*Input data*
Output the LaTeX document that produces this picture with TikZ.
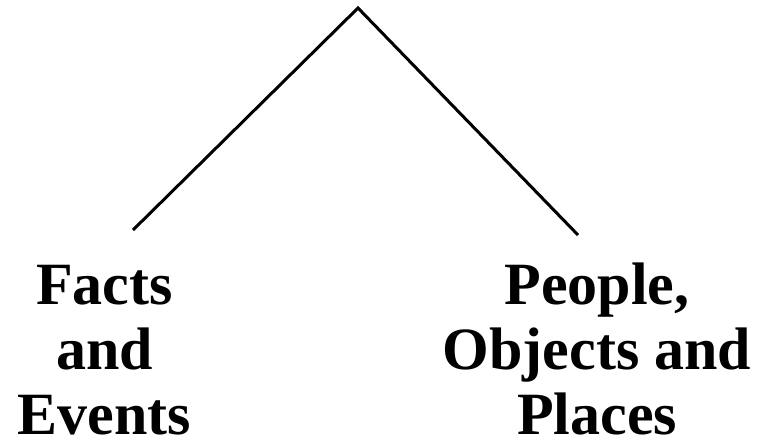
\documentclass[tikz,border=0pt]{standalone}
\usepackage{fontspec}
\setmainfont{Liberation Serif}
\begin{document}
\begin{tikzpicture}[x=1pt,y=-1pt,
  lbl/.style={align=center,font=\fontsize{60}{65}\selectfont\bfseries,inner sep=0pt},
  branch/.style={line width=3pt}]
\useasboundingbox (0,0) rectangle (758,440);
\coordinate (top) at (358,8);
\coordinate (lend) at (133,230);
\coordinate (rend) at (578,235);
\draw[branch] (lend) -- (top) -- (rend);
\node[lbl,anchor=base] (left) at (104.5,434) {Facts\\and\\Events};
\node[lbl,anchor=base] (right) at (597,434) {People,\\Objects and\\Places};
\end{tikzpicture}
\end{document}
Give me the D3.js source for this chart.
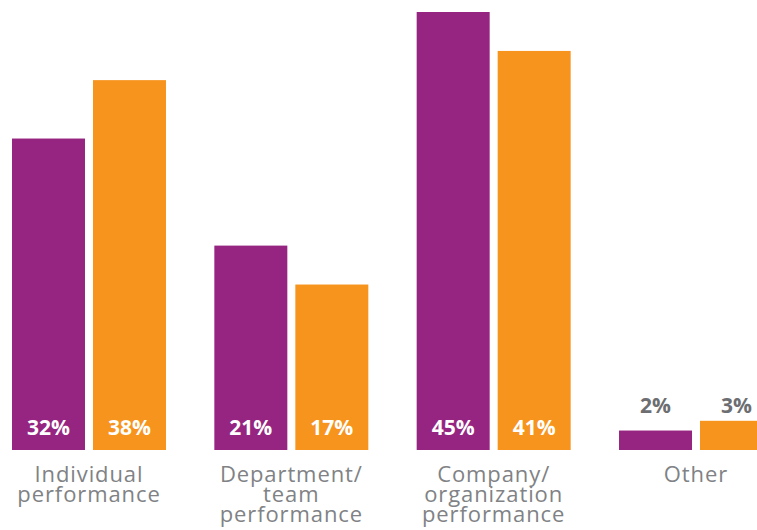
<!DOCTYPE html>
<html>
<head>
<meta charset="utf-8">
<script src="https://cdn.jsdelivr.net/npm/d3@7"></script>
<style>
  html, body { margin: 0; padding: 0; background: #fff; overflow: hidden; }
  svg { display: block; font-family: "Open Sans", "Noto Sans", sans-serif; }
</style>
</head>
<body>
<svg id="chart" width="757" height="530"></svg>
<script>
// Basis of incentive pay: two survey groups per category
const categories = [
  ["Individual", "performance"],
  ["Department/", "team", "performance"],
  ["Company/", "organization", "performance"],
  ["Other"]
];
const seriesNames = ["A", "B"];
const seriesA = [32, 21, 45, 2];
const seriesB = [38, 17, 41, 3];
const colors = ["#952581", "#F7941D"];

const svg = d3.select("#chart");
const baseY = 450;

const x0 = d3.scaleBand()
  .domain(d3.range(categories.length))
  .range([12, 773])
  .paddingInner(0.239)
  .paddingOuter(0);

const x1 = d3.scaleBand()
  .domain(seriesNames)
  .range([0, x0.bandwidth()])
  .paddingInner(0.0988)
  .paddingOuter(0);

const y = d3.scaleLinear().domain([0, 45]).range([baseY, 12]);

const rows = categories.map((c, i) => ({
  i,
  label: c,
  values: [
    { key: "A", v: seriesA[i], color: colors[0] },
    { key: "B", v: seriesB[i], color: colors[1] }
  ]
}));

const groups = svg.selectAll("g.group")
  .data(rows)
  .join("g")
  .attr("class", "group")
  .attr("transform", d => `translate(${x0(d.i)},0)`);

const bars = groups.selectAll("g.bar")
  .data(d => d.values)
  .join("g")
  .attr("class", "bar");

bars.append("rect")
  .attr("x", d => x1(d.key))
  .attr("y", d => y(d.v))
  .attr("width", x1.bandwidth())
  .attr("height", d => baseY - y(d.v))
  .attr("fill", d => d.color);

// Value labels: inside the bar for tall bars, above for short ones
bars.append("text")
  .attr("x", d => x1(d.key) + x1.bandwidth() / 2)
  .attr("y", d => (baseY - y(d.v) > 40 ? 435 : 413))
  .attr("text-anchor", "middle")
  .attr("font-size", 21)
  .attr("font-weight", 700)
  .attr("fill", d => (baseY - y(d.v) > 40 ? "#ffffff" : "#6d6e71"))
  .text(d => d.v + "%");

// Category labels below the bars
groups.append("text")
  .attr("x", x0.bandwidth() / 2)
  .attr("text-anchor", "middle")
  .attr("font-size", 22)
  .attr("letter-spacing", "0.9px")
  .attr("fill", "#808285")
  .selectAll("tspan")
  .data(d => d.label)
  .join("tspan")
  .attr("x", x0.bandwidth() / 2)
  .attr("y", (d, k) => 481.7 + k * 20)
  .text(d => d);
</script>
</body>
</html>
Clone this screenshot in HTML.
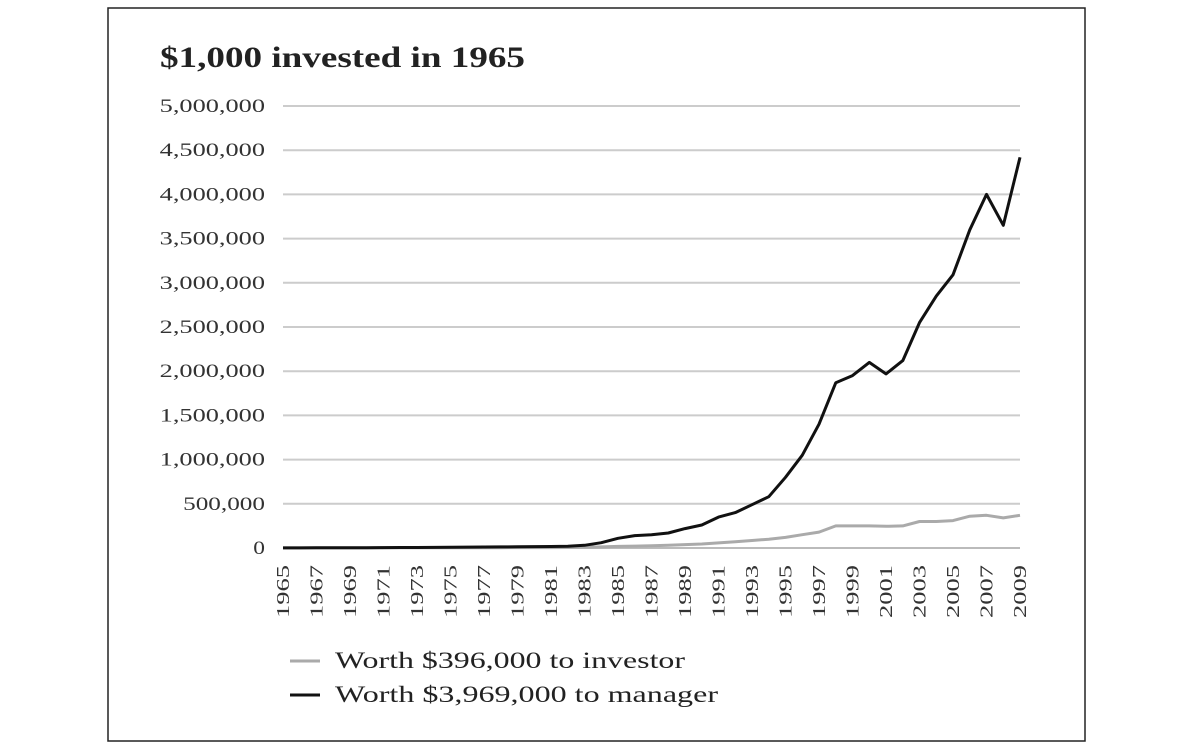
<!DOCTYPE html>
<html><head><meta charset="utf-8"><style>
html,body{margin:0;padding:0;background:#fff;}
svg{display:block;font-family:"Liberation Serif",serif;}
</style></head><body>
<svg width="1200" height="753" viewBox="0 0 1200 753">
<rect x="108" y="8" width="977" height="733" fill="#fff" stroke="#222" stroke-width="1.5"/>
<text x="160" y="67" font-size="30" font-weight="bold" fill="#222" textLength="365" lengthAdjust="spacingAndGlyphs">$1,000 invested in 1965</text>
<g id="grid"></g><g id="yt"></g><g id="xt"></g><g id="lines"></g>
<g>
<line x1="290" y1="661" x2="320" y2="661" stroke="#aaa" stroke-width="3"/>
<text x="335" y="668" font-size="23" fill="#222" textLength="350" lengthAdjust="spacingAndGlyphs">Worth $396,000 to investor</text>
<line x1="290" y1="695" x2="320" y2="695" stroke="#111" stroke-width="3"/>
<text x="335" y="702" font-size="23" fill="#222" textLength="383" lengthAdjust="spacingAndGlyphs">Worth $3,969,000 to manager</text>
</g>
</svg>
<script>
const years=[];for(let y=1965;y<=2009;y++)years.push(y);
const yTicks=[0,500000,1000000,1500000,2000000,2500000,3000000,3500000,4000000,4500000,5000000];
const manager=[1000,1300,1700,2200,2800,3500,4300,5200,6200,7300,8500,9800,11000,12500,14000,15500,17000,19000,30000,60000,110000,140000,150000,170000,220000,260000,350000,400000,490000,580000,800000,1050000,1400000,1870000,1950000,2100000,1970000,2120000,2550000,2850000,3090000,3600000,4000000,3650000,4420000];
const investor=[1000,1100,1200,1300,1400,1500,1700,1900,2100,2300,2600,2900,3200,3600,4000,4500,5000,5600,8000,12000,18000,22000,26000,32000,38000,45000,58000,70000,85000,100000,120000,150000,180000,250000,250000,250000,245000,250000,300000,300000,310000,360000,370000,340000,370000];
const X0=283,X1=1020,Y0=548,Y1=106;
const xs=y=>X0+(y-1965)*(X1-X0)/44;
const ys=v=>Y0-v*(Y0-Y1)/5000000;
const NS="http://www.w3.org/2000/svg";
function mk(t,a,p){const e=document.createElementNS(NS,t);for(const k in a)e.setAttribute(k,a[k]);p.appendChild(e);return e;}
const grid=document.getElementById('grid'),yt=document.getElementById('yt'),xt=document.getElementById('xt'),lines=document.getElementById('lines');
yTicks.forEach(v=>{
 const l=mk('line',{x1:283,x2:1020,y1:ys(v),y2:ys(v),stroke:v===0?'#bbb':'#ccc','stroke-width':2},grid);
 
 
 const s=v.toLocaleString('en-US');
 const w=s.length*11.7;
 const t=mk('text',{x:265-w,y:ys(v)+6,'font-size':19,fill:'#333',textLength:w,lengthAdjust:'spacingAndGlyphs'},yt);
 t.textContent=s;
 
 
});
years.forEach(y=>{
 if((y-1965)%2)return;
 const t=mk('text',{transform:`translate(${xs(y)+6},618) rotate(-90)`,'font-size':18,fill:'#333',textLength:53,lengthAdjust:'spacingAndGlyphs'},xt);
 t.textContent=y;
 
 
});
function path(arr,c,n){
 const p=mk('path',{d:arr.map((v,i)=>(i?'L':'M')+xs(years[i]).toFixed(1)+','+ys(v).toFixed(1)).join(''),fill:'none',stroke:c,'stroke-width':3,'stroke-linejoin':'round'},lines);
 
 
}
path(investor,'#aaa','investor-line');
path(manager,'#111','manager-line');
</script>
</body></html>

*Given exercise*
Copy out the whole listing exactly, and don't carry over any pictures.

*Worked solution*
Output the LaTeX document that produces this picture with TikZ.
\documentclass[tikz,border=0pt]{standalone}
\usepackage{fontspec}
\setmainfont{Liberation Serif}
\begin{document}
\begin{tikzpicture}[x=1pt,y=-1pt,
  lbl/.style={align=center,font=\fontsize{60}{65}\selectfont\bfseries,inner sep=0pt},
  branch/.style={line width=3pt}]
\useasboundingbox (0,0) rectangle (758,440);
\coordinate (top) at (358,8);
\coordinate (lend) at (133,230);
\coordinate (rend) at (578,235);
\draw[branch] (lend) -- (top) -- (rend);
\node[lbl,anchor=base] (left) at (104.5,434) {Facts\\and\\Events};
\node[lbl,anchor=base] (right) at (597,434) {People,\\Objects and\\Places};
\end{tikzpicture}
\end{document}
Give me the D3.js source for this chart.
<!DOCTYPE html>
<html>
<head>
<meta charset="utf-8">
<script src="https://cdn.jsdelivr.net/npm/d3@7"></script>
<style>
  html, body { margin: 0; padding: 0; background: #fff; overflow: hidden; }
  svg { display: block; font-family: "Open Sans", "Noto Sans", sans-serif; }
</style>
</head>
<body>
<svg id="chart" width="757" height="530"></svg>
<script>
// Basis of incentive pay: two survey groups per category
const categories = [
  ["Individual", "performance"],
  ["Department/", "team", "performance"],
  ["Company/", "organization", "performance"],
  ["Other"]
];
const seriesNames = ["A", "B"];
const seriesA = [32, 21, 45, 2];
const seriesB = [38, 17, 41, 3];
const colors = ["#952581", "#F7941D"];

const svg = d3.select("#chart");
const baseY = 450;

const x0 = d3.scaleBand()
  .domain(d3.range(categories.length))
  .range([12, 773])
  .paddingInner(0.239)
  .paddingOuter(0);

const x1 = d3.scaleBand()
  .domain(seriesNames)
  .range([0, x0.bandwidth()])
  .paddingInner(0.0988)
  .paddingOuter(0);

const y = d3.scaleLinear().domain([0, 45]).range([baseY, 12]);

const rows = categories.map((c, i) => ({
  i,
  label: c,
  values: [
    { key: "A", v: seriesA[i], color: colors[0] },
    { key: "B", v: seriesB[i], color: colors[1] }
  ]
}));

const groups = svg.selectAll("g.group")
  .data(rows)
  .join("g")
  .attr("class", "group")
  .attr("transform", d => `translate(${x0(d.i)},0)`);

const bars = groups.selectAll("g.bar")
  .data(d => d.values)
  .join("g")
  .attr("class", "bar");

bars.append("rect")
  .attr("x", d => x1(d.key))
  .attr("y", d => y(d.v))
  .attr("width", x1.bandwidth())
  .attr("height", d => baseY - y(d.v))
  .attr("fill", d => d.color);

// Value labels: inside the bar for tall bars, above for short ones
bars.append("text")
  .attr("x", d => x1(d.key) + x1.bandwidth() / 2)
  .attr("y", d => (baseY - y(d.v) > 40 ? 435 : 413))
  .attr("text-anchor", "middle")
  .attr("font-size", 21)
  .attr("font-weight", 700)
  .attr("fill", d => (baseY - y(d.v) > 40 ? "#ffffff" : "#6d6e71"))
  .text(d => d.v + "%");

// Category labels below the bars
groups.append("text")
  .attr("x", x0.bandwidth() / 2)
  .attr("text-anchor", "middle")
  .attr("font-size", 22)
  .attr("letter-spacing", "0.9px")
  .attr("fill", "#808285")
  .selectAll("tspan")
  .data(d => d.label)
  .join("tspan")
  .attr("x", x0.bandwidth() / 2)
  .attr("y", (d, k) => 481.7 + k * 20)
  .text(d => d);
</script>
</body>
</html>
Clone this screenshot in HTML.
<!DOCTYPE html>
<html><head><meta charset="utf-8"><style>
html,body{margin:0;padding:0;background:#fff;}
svg{display:block;font-family:"Liberation Serif",serif;}
</style></head><body>
<svg width="1200" height="753" viewBox="0 0 1200 753">
<rect x="108" y="8" width="977" height="733" fill="#fff" stroke="#222" stroke-width="1.5"/>
<text x="160" y="67" font-size="30" font-weight="bold" fill="#222" textLength="365" lengthAdjust="spacingAndGlyphs">$1,000 invested in 1965</text>
<g id="grid"></g><g id="yt"></g><g id="xt"></g><g id="lines"></g>
<g>
<line x1="290" y1="661" x2="320" y2="661" stroke="#aaa" stroke-width="3"/>
<text x="335" y="668" font-size="23" fill="#222" textLength="350" lengthAdjust="spacingAndGlyphs">Worth $396,000 to investor</text>
<line x1="290" y1="695" x2="320" y2="695" stroke="#111" stroke-width="3"/>
<text x="335" y="702" font-size="23" fill="#222" textLength="383" lengthAdjust="spacingAndGlyphs">Worth $3,969,000 to manager</text>
</g>
</svg>
<script>
const years=[];for(let y=1965;y<=2009;y++)years.push(y);
const yTicks=[0,500000,1000000,1500000,2000000,2500000,3000000,3500000,4000000,4500000,5000000];
const manager=[1000,1300,1700,2200,2800,3500,4300,5200,6200,7300,8500,9800,11000,12500,14000,15500,17000,19000,30000,60000,110000,140000,150000,170000,220000,260000,350000,400000,490000,580000,800000,1050000,1400000,1870000,1950000,2100000,1970000,2120000,2550000,2850000,3090000,3600000,4000000,3650000,4420000];
const investor=[1000,1100,1200,1300,1400,1500,1700,1900,2100,2300,2600,2900,3200,3600,4000,4500,5000,5600,8000,12000,18000,22000,26000,32000,38000,45000,58000,70000,85000,100000,120000,150000,180000,250000,250000,250000,245000,250000,300000,300000,310000,360000,370000,340000,370000];
const X0=283,X1=1020,Y0=548,Y1=106;
const xs=y=>X0+(y-1965)*(X1-X0)/44;
const ys=v=>Y0-v*(Y0-Y1)/5000000;
const NS="http://www.w3.org/2000/svg";
function mk(t,a,p){const e=document.createElementNS(NS,t);for(const k in a)e.setAttribute(k,a[k]);p.appendChild(e);return e;}
const grid=document.getElementById('grid'),yt=document.getElementById('yt'),xt=document.getElementById('xt'),lines=document.getElementById('lines');
yTicks.forEach(v=>{
 const l=mk('line',{x1:283,x2:1020,y1:ys(v),y2:ys(v),stroke:v===0?'#bbb':'#ccc','stroke-width':2},grid);
 
 
 const s=v.toLocaleString('en-US');
 const w=s.length*11.7;
 const t=mk('text',{x:265-w,y:ys(v)+6,'font-size':19,fill:'#333',textLength:w,lengthAdjust:'spacingAndGlyphs'},yt);
 t.textContent=s;
 
 
});
years.forEach(y=>{
 if((y-1965)%2)return;
 const t=mk('text',{transform:`translate(${xs(y)+6},618) rotate(-90)`,'font-size':18,fill:'#333',textLength:53,lengthAdjust:'spacingAndGlyphs'},xt);
 t.textContent=y;
 
 
});
function path(arr,c,n){
 const p=mk('path',{d:arr.map((v,i)=>(i?'L':'M')+xs(years[i]).toFixed(1)+','+ys(v).toFixed(1)).join(''),fill:'none',stroke:c,'stroke-width':3,'stroke-linejoin':'round'},lines);
 
 
}
path(investor,'#aaa','investor-line');
path(manager,'#111','manager-line');
</script>
</body></html>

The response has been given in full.